What I find funny and unexplainable is that this class of problem was solved decades ago with distribution mirrors. It's not really clear to me why, within the last decade or so, we collectively decided to centralize hosting on one specific cloud service whose downtime now affects builds across nearly every company.
What's perhaps even more surprising to me is that, after a repeated track history of severe and frequent Microsoft-Github outages in the last three years, it is still a hard dependency for so much of the modern software stack.
I think it's exactly this. We often see posts lamenting the lack of financial support for open source projects. How much more or less likely would it be for a mirror of a for-profit corporation's servers to receive financial support? How would they even reach out to potential sponsors without annoying users (ala donation requests in npm install output)?
It's not even close to the same thing. Universities hosting mirrors piggybacked off academic networks; not just the computer kind but the social kind, where professors would regularly meet professors from other institutions at academic conferences. It was in the collective interests of the universities to set up mirrors to solve the pre-eminent issue of slow WAN networks.
Today most companies need private package registries. Legacy networks are a resource drain. Nobody else uses your private packages nor do you want anybody else to host a mirror and authentication is required anyway.
Plus the idea that GitHub is hosting everything in a single datacenter is laughable on its face.
> the idea that GitHub is hosting everything in a single datacenter is laughable on its face.

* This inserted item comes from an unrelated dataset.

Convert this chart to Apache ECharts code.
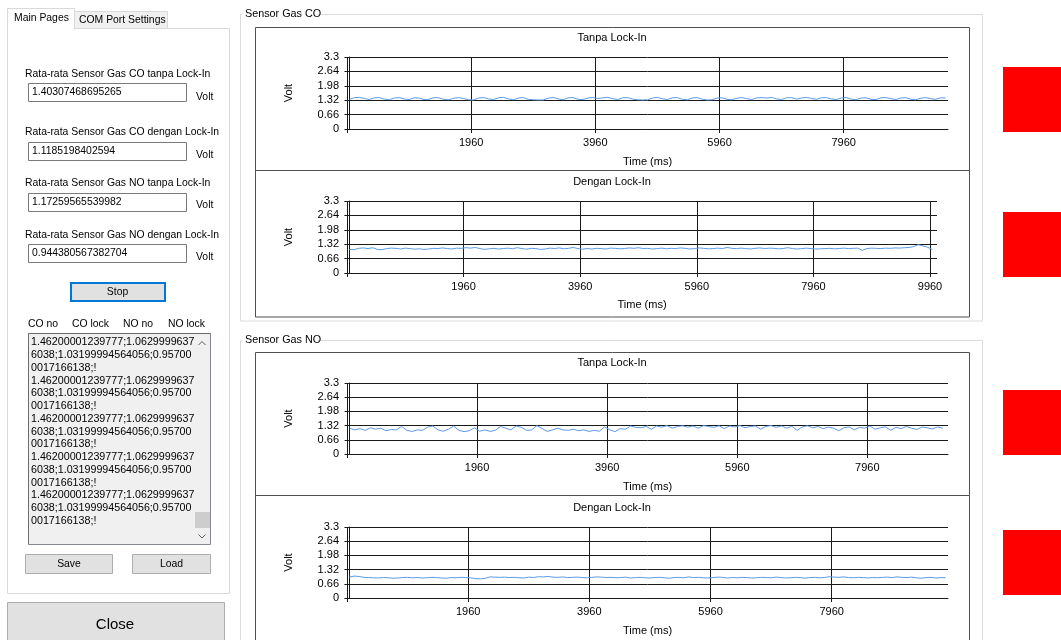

Personally I find the notion that GitHub is somehow magically superior to the rest of the entire internet a bit silly.
I’ve worked on distributed systems my entire career, I have yet to find a single one that is completely immune to a datacenter outage, there is always some single point of failure not considered- often it is even known, everyone has the “special” datacenter.
Its also true that “market forces” push for better cost optimisation, which can, in cases, lead to being not sufficiently sized to cope with an outage of a whole DC- made worse are people who think cloud will solve this; because every customer will be doing the same thing as you during a zonal outage.
Regardless of that; you are basically suggesting that github, as a centralised system, is better equipped to deal with the distribution of packages than a literal distribution of package repositories?
That’s odd to me, maybe not “laughable”, but certainly odd.
> you are basically suggesting that github, as a centralised system, is better equipped to deal with the distribution of packages than a literal distribution of package repositories?
No, that's not what I'm saying. I'm explaining why "inferior"-quality alternatives sometimes win: the market prefers a different metric. In this case, ease of operation, ease of setup, and price are more important than sheer uptime.
I suspect this is the kind of advice that works for anyone, but would fail for everyone. That is, for most, it is a valid cost/benefit tradeoff to use the central option. Specifically, not just for them, but for everyone. If everyone was following this advice, it would likely start hitting scale/cost problems that would make running the mirrors of dubious value.
If you install packages on your linux infrastructure or docker images to provision anything, and those things are based on the “default” install, you are relying on the mirrors. That infrastructure is already “web scale”. It’s just a matter whether you make one image once and copy it thousands of times or if you actually spawn thousands of instances that talk to the mirrors.
Setting up your own mirrors for internal use isn’t overly difficult either, and it is definitely a trade-off as you pointed out.
However, it basically works for everyone, whether or not they are fully aware of it.
I have also run my own mirrors with minimal fuss. I haven’t had a business need to use GitHub packages, but I am glad it exists, as it is another tool to do a thing that needs doing in the right circumstances.
I meant for the sheer scale of how many are publishing to the mirrors more than the numbers that are pulling from them. But, fair that they are probably capable of more than I would expect, all told.
IMO we all realized that it doesn't actually matter that much, most of the time. Here we are, indeed, after three years of severe and frequent outages! But everything is... basically fine? Life is full of tradeoffs.
People who really care make their own dependency/build caches, eg, we had Docker containers we could fall back to. If you really needed to patch, build on top of an existing artifact image — and then rebuild when vendor service comes back. In practice, I just waited a few hours.
What's perhaps even more surprising to me is that, after a repeated track history of severe and frequent Microsoft-Github outages in the last three years, it is still a hard dependency for so much of the modern software stack.